- Directed by: James Bruce
- Written by: James Bruce
- Based on: Shooter by Walter Dean Myers
- Produced by: Taylor Nichols; Christian Faber; James Bruce;
- Starring: Evan Ross; Leven Rambin; Taylor Nichols; Brett Davern; Melora Walters; Harold Perrineau;
- Cinematography: Mark Kohl
- Edited by: James Bruce
- Music by: We 3-Kings
- Production company: Big Love Studios
- Release date: April 22, 2010 (Atlanta Film Festival);
- Running time: 92 minutes
- Country: United States
- Language: English

= Case 219 =

Case 219 is a 2010 American drama film written and directed by James Bruce, based on the 2004 novel Shooter by Walter Dean Myers. It stars Evan Ross, Leven Rambin, Taylor Nichols, Brett Davern, Melora Walters, and Harold Perrineau.

==Plot==
17-year-old Leonard Gray goes on a high school shooting rampage, killing one student and injuring scores more before turning the gun on himself. Using documentary style interviews, Case 219 examines the interconnected relationships among the shooter, his friends, their tormentors at school, and their parents.

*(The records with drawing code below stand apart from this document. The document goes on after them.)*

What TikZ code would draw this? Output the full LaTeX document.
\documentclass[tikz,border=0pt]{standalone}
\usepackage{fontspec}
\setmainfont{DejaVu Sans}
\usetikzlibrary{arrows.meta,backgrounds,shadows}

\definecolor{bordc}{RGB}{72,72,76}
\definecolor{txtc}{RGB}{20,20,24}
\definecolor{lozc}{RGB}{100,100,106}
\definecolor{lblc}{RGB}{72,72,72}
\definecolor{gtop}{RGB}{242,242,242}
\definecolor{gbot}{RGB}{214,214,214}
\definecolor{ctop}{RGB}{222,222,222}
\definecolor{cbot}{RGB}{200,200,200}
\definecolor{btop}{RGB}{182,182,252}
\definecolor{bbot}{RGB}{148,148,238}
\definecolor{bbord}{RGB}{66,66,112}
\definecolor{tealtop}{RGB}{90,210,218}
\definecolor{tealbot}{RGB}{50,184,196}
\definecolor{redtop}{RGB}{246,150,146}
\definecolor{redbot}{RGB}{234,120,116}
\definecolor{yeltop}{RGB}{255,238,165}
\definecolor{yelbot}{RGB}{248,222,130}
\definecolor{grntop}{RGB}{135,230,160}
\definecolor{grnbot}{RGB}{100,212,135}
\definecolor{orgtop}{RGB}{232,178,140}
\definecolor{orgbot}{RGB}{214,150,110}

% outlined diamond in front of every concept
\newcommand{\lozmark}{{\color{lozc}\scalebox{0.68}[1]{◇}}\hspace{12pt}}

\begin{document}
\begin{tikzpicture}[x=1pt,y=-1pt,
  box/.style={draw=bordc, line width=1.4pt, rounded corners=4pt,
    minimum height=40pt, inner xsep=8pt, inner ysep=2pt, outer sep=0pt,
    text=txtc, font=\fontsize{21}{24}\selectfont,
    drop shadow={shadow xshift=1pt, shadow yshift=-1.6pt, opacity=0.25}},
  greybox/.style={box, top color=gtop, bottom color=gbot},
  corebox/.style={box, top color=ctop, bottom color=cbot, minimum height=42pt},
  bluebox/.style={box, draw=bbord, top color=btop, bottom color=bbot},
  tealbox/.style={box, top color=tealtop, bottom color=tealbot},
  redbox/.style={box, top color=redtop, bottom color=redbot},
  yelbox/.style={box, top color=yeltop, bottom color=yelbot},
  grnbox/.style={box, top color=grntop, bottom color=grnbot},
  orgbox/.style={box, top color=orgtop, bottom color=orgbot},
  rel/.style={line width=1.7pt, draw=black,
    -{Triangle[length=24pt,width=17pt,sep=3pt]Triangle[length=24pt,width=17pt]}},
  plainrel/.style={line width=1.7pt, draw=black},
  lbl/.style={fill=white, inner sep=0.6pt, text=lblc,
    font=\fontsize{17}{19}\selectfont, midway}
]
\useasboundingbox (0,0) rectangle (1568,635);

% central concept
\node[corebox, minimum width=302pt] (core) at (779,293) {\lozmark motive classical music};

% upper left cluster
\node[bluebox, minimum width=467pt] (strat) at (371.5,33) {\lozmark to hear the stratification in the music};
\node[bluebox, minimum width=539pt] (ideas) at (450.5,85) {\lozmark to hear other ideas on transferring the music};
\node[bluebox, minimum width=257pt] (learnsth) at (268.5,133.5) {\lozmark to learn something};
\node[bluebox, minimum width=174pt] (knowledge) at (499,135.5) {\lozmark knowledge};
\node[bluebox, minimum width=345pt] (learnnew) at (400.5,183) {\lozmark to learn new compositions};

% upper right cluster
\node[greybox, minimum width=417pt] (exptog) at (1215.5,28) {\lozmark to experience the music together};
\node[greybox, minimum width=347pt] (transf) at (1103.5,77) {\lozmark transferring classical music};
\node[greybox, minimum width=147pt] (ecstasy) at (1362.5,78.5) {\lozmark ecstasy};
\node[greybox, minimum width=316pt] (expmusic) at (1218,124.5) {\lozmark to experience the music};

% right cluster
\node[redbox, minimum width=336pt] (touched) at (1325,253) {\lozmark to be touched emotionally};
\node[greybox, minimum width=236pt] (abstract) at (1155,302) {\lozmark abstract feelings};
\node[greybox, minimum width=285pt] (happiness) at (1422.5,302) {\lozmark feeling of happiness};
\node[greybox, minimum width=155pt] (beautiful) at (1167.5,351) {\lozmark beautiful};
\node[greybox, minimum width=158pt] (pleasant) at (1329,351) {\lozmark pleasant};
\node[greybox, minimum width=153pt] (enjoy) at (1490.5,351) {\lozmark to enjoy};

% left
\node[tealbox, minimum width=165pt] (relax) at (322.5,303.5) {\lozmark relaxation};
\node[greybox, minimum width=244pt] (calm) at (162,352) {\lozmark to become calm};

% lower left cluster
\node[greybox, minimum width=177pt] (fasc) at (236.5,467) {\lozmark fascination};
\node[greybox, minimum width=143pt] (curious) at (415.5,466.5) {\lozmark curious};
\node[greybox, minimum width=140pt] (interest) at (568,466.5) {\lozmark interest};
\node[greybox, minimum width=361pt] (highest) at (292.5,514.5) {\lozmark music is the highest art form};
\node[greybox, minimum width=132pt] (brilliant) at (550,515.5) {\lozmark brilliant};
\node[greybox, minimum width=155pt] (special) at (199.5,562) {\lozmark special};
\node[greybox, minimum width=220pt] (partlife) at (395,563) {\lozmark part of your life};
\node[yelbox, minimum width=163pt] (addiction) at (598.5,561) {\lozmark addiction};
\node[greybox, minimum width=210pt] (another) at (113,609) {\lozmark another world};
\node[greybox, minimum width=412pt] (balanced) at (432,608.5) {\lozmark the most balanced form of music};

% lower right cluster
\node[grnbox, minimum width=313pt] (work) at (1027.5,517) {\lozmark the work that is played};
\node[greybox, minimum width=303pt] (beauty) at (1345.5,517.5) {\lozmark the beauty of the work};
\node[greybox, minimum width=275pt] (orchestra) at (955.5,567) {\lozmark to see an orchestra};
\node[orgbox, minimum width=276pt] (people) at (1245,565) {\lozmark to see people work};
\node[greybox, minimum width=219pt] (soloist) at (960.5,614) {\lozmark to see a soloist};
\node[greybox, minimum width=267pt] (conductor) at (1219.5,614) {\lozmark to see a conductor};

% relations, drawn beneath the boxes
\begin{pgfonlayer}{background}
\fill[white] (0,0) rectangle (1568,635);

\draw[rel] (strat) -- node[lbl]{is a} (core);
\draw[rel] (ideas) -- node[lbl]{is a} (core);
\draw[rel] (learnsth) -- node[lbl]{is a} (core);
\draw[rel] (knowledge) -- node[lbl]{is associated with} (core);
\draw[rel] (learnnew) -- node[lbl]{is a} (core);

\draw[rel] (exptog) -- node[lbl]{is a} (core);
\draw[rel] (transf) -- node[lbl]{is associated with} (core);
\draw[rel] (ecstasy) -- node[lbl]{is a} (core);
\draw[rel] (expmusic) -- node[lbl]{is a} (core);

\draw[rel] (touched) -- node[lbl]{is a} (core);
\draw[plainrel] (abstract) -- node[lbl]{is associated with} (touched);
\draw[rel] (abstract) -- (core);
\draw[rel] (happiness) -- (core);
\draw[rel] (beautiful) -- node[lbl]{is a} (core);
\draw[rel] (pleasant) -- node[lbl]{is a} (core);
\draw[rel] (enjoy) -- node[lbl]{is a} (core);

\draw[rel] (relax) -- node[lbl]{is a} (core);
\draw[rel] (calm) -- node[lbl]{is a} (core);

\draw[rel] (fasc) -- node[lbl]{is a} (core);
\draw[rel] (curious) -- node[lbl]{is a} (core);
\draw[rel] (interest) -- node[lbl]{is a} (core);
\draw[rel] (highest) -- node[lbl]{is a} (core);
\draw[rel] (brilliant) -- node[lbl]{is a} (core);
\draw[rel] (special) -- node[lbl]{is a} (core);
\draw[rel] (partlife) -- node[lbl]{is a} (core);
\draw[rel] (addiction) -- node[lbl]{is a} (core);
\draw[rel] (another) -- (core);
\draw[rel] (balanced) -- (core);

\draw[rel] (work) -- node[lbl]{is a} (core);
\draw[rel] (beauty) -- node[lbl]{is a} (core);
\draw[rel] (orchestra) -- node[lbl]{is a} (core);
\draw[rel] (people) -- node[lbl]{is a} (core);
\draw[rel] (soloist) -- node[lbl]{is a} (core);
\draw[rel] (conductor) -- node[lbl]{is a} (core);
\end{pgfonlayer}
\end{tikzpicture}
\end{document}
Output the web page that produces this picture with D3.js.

The film unfolds through the eyes of a Los Angeles Times journalist researching a story for the tenth anniversary of this tragedy, and in watching the interviews we discover the reporter's own shocking secret.

==Cast==
- Evan Ross as Cameron Porter
- Leven Rambin as Carla Evans
- Taylor Nichols as Richard Ewing
- Brett Davern as Leonard Gray
- Melora Walters as Victoria Lash
- Harold Perrineau as Franklyn Bonner

==Releases==
The film has been screened at seven different film festivals, premiering at the Atlanta Film Festival.